С этими словами Гортензия Андреевна вошла в ворота садика.
За пять лет его отсутствия в больнице почти ничего не изменилось, и очень быстро Тимуру стало казаться, что он никогда и не покидал рабочего места. Отбытый срок превратился в какую-то петлю времени, будто он на сверхсветовой скорости облетел галактику и вернулся к исходной точке, а годы, проведенные в колонии, то ли приснились, то ли случились с кем-то другим.
На прежнем месте он находил прежнего себя, и мысли о Леле, в колонии потускневшие, истончившиеся, вновь обрели плоть. Тимур не знал родной больницы без Лели, точнее, без Ольги Григорьевны. Жена умерла раньше, чем он привык называть ее Лелей. Всегда она была здесь, в этих коридорах, деятельная, быстрая. Такая худая, что порой казалось, что навстречу несется пустая хирургическая роба, подхваченная ураганом.
Пришлось привыкать, что, когда он привезет больного с аппендицитом, она не сбежит вниз по лестнице ему навстречу, не заставит снимать ЭКГ и не наорет, что с пострадавшего при тяжелом ДТП не срезали одежду, и теперь придется тратить на это драгоценные секунды перед операционной.
За пять лет он так и не понял, что больше ему не к кому возвращаться…
Знакомство их сразу не задалось. Первые дни Тимура ставили на простые случаи, и он возил в основном бабушек с давлением к терапевту. Замечал в приемнике суровую девушку с орлиным профилем, мимоходом думал, какая страшненькая, и отправлялся в путь за следующей бабкой.

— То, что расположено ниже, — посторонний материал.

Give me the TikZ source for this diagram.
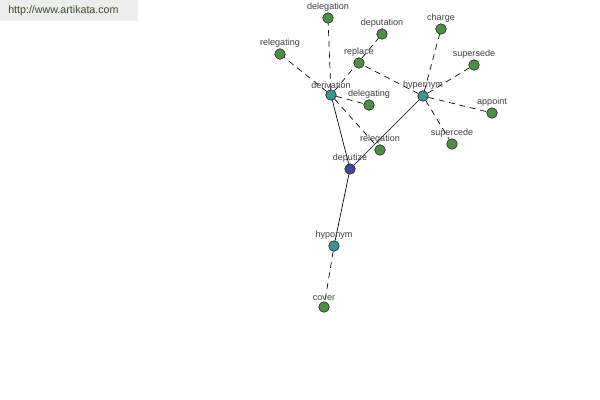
\documentclass[tikz,border=0pt]{standalone}
\usepackage{fontspec}
\setmainfont{Liberation Sans}
\definecolor{urlc}{HTML}{3A4A2E}
\definecolor{ndgreen}{HTML}{4E8F48}
\definecolor{ndteal}{HTML}{3F9393}
\definecolor{ndblue}{HTML}{45459A}
\begin{document}
\begin{tikzpicture}[x=0.75pt,y=-0.75pt,
  nd/.style={circle,draw=black!80,line width=0.4pt,minimum size=7.8pt,inner sep=0pt},
  gr/.style={nd,fill=ndgreen},
  tl/.style={nd,fill=ndteal},
  bl/.style={nd,fill=ndblue},
  lb/.style={font=\fontsize{6.8}{7.5}\selectfont,text=black!75,inner sep=0pt},
  solidline/.style={draw=black,line width=0.5pt},
  dashline/.style={draw=black,line width=0.5pt,dash pattern=on 4.5pt off 3.5pt}]
\useasboundingbox (0,0) rectangle (600,400);
\fill[black!7] (0,0) rectangle (138,21);
\node[font=\fontsize{8}{9}\selectfont,text=urlc,anchor=west,inner sep=0pt] (url) at (8,11) {http://www.artikata.com};
% nodes
\node[gr] (delegation) at (328,18) {};
\node[gr] (deputation) at (382,34) {};
\node[gr] (charge) at (441,29) {};
\node[gr] (relegating) at (280,54) {};
\node[gr] (replace) at (359,63) {};
\node[gr] (supersede) at (474,65) {};
\node[tl] (derivation) at (331,95) {};
\node[tl] (hypernym) at (423,96) {};
\node[gr] (delegating) at (369,105) {};
\node[gr] (appoint) at (492,113) {};
\node[gr] (relegation) at (380,150) {};
\node[gr] (supercede) at (452,144) {};
\node[bl] (deputize) at (350,169) {};
\node[tl] (hyponym) at (334,246) {};
\node[gr] (cover) at (324,307) {};
% edges
\draw[solidline] (derivation) -- (deputize);
\draw[solidline] (hypernym) -- (deputize);
\draw[solidline] (deputize) -- (hyponym);
\draw[dashline] (hyponym) -- (cover);
\draw[dashline] (derivation) -- (delegation);
\draw[dashline] (derivation) -- (relegating);
\draw[dashline] (derivation) -- (deputation);
\draw[dashline] (derivation) -- (delegating);
\draw[dashline] (derivation) -- (relegation);
\draw[dashline] (hypernym) -- (replace);
\draw[dashline] (hypernym) -- (charge);
\draw[dashline] (hypernym) -- (supersede);
\draw[dashline] (hypernym) -- (appoint);
\draw[dashline] (hypernym) -- (supercede);
% redraw nodes on top
\foreach \n/\s in {delegation/gr,deputation/gr,charge/gr,relegating/gr,replace/gr,supersede/gr,derivation/tl,hypernym/tl,delegating/gr,appoint/gr,relegation/gr,supercede/gr,deputize/bl,hyponym/tl,cover/gr}
  \node[\s] at (\n) {};
% labels
\foreach \n/\t in {delegation/delegation,deputation/deputation,charge/charge,relegating/relegating,replace/replace,supersede/supersede,derivation/derivation,hypernym/hypernym,delegating/delegating,appoint/appoint,relegation/relegation,supercede/supercede,deputize/deputize,hyponym/hyponym,cover/cover}
  \node[lb,anchor=south] (l-\n) at ([yshift=4.6pt]\n.center) {\t};
\end{tikzpicture}
\end{document}
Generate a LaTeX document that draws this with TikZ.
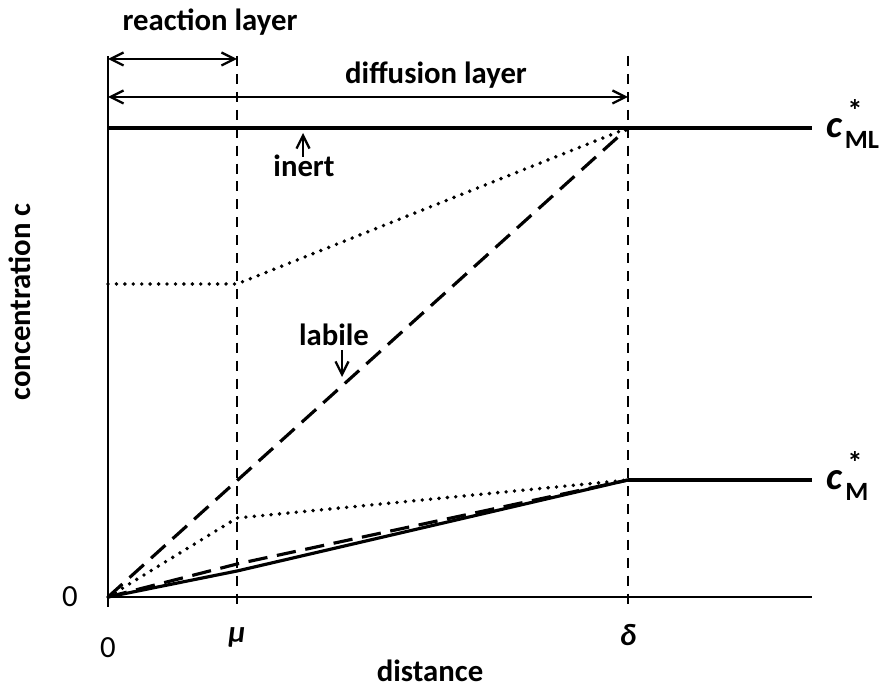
\documentclass[tikz,border=0pt]{standalone}
\usepackage{fontspec}
\setmainfont{Carlito}
\usetikzlibrary{arrows.meta, positioning, calc}

\begin{document}
\begin{tikzpicture}[x=0.02cm, y=-0.02cm, >={Straight Barb[length=2.6mm,width=2.6mm]},
  lbl/.style={font=\bfseries\fontsize{17.5}{20}\selectfont, inner sep=0pt},
  num/.style={font=\fontsize{17.5}{20}\selectfont, inner sep=0pt},
  cbig/.style={font=\bfseries\itshape\fontsize{22}{24}\selectfont, inner sep=0pt},
  csub/.style={font=\bfseries\fontsize{15}{17}\selectfont, inner sep=0pt},
  axis/.style={line width=1.4pt},
  guide/.style={line width=1.2pt, dash pattern=on 5.7pt off 4.5pt},
  longdash/.style={line width=1.8pt, dash pattern=on 11pt off 5.5pt},
  dots/.style={line width=2.2pt, dash pattern=on 0pt off 4.8pt, line cap=round}]
\useasboundingbox (0,0) rectangle (887,689);
% Achsen und Stützpunkte
\coordinate (O) at (108,597);
\coordinate (top) at (108,56);
\coordinate (xend) at (812,597);
\coordinate (mutop) at (237,56);
\coordinate (mubot) at (237,607);
\coordinate (deltatop) at (628,56);
\coordinate (deltabot) at (628,607);
\draw[axis] (O) -- (top);
\draw[axis] ($(O)+(0,10)$) -- (O) -- (xend);
\draw[guide] (mutop) -- (mubot);
\draw[guide] (deltatop) -- (deltabot);
% Grenzwerte
\coordinate (ML0) at (108,128);
\coordinate (MLd) at (628,128);
\coordinate (MLend) at (812,128);
\coordinate (Md) at (628,480);
\coordinate (Mend) at (812,480);
\draw[line width=2.4pt] (ML0) -- (MLend);
\draw[line width=1.8pt] (Md) -- (Mend);
\node[cbig] (cML) at (834,128) {c};
\node[lbl] (cMLstar) at (855,111) {*};
\node[csub] (cMLsub) at (862,140) {ML};
\node[cbig] (cM) at (834,480) {c};
\node[lbl] (cMstar) at (855,463) {*};
\node[csub] (cMsub) at (857,492) {M};
% Profile
\coordinate (pu) at (108,284);
\coordinate (pumu) at (237,284);
\draw[dots] (pu) -- (pumu) -- (MLd);
\draw[longdash] (O) -- (MLd);
\coordinate (plmu) at (237,518);
\draw[dots] (O) -- (plmu) -- (Md);
\coordinate (pdmu) at (237,564);
\draw[longdash] (O) -- (pdmu) -- (Md);
\coordinate (psmu) at (237,571);
\draw[line width=1.8pt] (O) -- (psmu) -- (Md);
% Schichten
\draw[<->, line width=1.3pt] (108,59) -- (237,59);
\draw[<->, line width=1.3pt] (108,97) -- (628,97);
\node[lbl] (react) at (210,22) {reaction layer};
\node[lbl] (diff) at (436,75) {diffusion layer};
% Beschriftungen
\node[lbl] (inert) at (304,166) {inert};
\draw[->, line width=1.3pt] (303,157) -- (303,133);
\node[lbl] (labile) at (334,335) {labile};
\draw[->, line width=1.3pt] (342,350) -- (342,377);
\node[lbl, rotate=90] (conc) at (20,302) {concentration c};
\node[num] (zeroy) at (70,597) {0};
\node[num] (zerox) at (108,648) {0};
\node[lbl] (mulbl) at (237,637) {\textit{μ}};
\node[lbl] (dlbl) at (628,635) {\textit{δ}};
\node[lbl] (dist) at (430,671) {distance};
\end{tikzpicture}
\end{document}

Среди коллег Ольга Григорьевна считалась настолько некрасивой, что о ней даже не сплетничали. С таким рубильником о замужестве нечего было даже и мечтать, поэтому ей прощали то, что ни за что не простили бы более привлекательной женщине – истовую любовь к работе, трудовое рвение, умение отстоять свою точку зрения и грубоватый сарказм. Словом, то, что в совокупности называется призванием.

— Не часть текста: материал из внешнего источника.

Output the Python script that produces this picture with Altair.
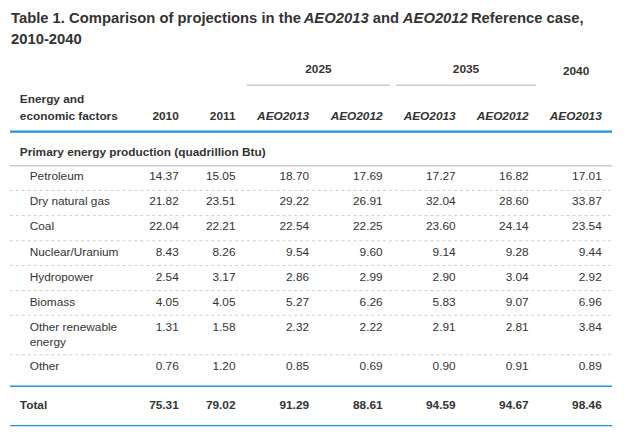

Вместе с коллективом Тимур стал весело бояться Ольгу Григорьевну, привозя в приемник хирургическую патологию, дежурно спрашивал у сестер «как сама?» и радовался, если слышал «сегодня добрая». В то же время, если сестры, радостно потирая руки, предрекали: «Сейчас узнаешь, как в три часа ночи аппендициты возить», – не слишком огорчался. Если ошибался с диагнозом, Ольга Григорьевна могла припомнить ему военное прошлое и знаменитую таблетку, разломать которую пополам считается вершиной военной медицинской науки, но она никогда не жаловалась начальству и не раздувала конфликты на пустом месте.
Как-то Тимур после особенно сурового разноса за то, что привез бабку с холециститом без кардиограммы («ЖКБ – ЭКГ, – чеканила Ольга Григорьевна, для наглядности оттеняя каждую букву стуком ручки по столу, – запомните, как “Отче наш”»), заметил ей, что она напоминает ему командира лодки – такая же быстрая и волевая. Ольга Григорьевна проворчала: «Всю жизнь мечтала о таких комплиментах», – но видно было, что ей приятно.

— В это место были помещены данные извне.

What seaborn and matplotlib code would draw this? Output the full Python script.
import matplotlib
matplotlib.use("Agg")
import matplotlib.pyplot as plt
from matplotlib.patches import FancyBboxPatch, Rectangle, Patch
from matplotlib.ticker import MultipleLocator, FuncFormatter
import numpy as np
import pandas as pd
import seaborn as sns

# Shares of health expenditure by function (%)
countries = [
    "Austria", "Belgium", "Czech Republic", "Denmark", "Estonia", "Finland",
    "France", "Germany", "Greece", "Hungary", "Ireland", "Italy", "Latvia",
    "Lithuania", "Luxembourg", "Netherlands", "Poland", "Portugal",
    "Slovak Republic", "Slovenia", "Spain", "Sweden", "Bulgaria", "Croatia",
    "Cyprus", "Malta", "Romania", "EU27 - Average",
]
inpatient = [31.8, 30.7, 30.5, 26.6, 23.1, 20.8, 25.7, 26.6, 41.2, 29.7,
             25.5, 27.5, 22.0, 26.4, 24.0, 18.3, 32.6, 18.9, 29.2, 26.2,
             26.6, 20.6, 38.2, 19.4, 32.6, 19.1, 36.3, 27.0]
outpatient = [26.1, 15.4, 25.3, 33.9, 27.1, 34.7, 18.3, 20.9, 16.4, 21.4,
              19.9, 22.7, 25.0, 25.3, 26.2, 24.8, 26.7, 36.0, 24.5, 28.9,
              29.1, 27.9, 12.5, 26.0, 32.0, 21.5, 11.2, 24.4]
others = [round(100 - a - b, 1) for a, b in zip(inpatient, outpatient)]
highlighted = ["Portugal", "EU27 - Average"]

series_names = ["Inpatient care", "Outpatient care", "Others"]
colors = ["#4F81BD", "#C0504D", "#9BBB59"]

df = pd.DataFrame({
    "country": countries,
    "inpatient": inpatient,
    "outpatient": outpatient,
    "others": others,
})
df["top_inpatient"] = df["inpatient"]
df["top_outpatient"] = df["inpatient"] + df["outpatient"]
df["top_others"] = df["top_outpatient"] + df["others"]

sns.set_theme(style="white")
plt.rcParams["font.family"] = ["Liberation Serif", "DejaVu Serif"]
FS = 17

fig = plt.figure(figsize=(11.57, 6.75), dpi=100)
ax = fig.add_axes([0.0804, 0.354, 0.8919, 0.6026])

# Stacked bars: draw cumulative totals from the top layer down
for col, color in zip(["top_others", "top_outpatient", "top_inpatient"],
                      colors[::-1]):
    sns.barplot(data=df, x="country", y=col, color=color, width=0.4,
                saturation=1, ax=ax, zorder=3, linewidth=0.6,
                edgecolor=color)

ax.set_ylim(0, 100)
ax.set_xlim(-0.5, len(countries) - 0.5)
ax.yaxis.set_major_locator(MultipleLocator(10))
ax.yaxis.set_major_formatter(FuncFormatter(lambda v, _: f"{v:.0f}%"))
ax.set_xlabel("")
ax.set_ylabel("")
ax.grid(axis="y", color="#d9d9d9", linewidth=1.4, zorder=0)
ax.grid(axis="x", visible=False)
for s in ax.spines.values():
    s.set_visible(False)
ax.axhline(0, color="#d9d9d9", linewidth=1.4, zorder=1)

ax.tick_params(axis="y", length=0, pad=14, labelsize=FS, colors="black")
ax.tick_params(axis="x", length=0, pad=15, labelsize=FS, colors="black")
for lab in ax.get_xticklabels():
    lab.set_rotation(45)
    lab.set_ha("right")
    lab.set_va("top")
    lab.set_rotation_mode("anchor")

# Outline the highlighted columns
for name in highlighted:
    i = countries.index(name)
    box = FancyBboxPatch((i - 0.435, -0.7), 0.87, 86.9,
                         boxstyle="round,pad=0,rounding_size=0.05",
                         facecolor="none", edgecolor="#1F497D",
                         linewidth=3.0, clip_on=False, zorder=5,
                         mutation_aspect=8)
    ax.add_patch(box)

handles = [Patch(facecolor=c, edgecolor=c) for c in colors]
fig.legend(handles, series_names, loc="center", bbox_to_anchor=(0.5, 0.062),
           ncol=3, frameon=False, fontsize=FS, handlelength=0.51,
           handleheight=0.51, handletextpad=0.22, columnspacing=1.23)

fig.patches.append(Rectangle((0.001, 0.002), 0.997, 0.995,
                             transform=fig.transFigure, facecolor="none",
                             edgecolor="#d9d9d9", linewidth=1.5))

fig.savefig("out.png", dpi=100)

Однажды он привез ребенка с болями в животе. Семья эта была известна всем медикам городка. Глухонемая мама боялась, что не поймет маленькую дочку, поэтому просила вызвать ей скорую помощь при малейшем подозрении на нездоровье. В этот раз девочка жаловалась на боли в животе, Тимур посмотрел, не нашел ничего особенно серьезного, но на всякий случай решил отвезти в приемник, рассудив, что лучше пусть Ольга Григорьевна наорет, чем он пропустит детский аппендицит.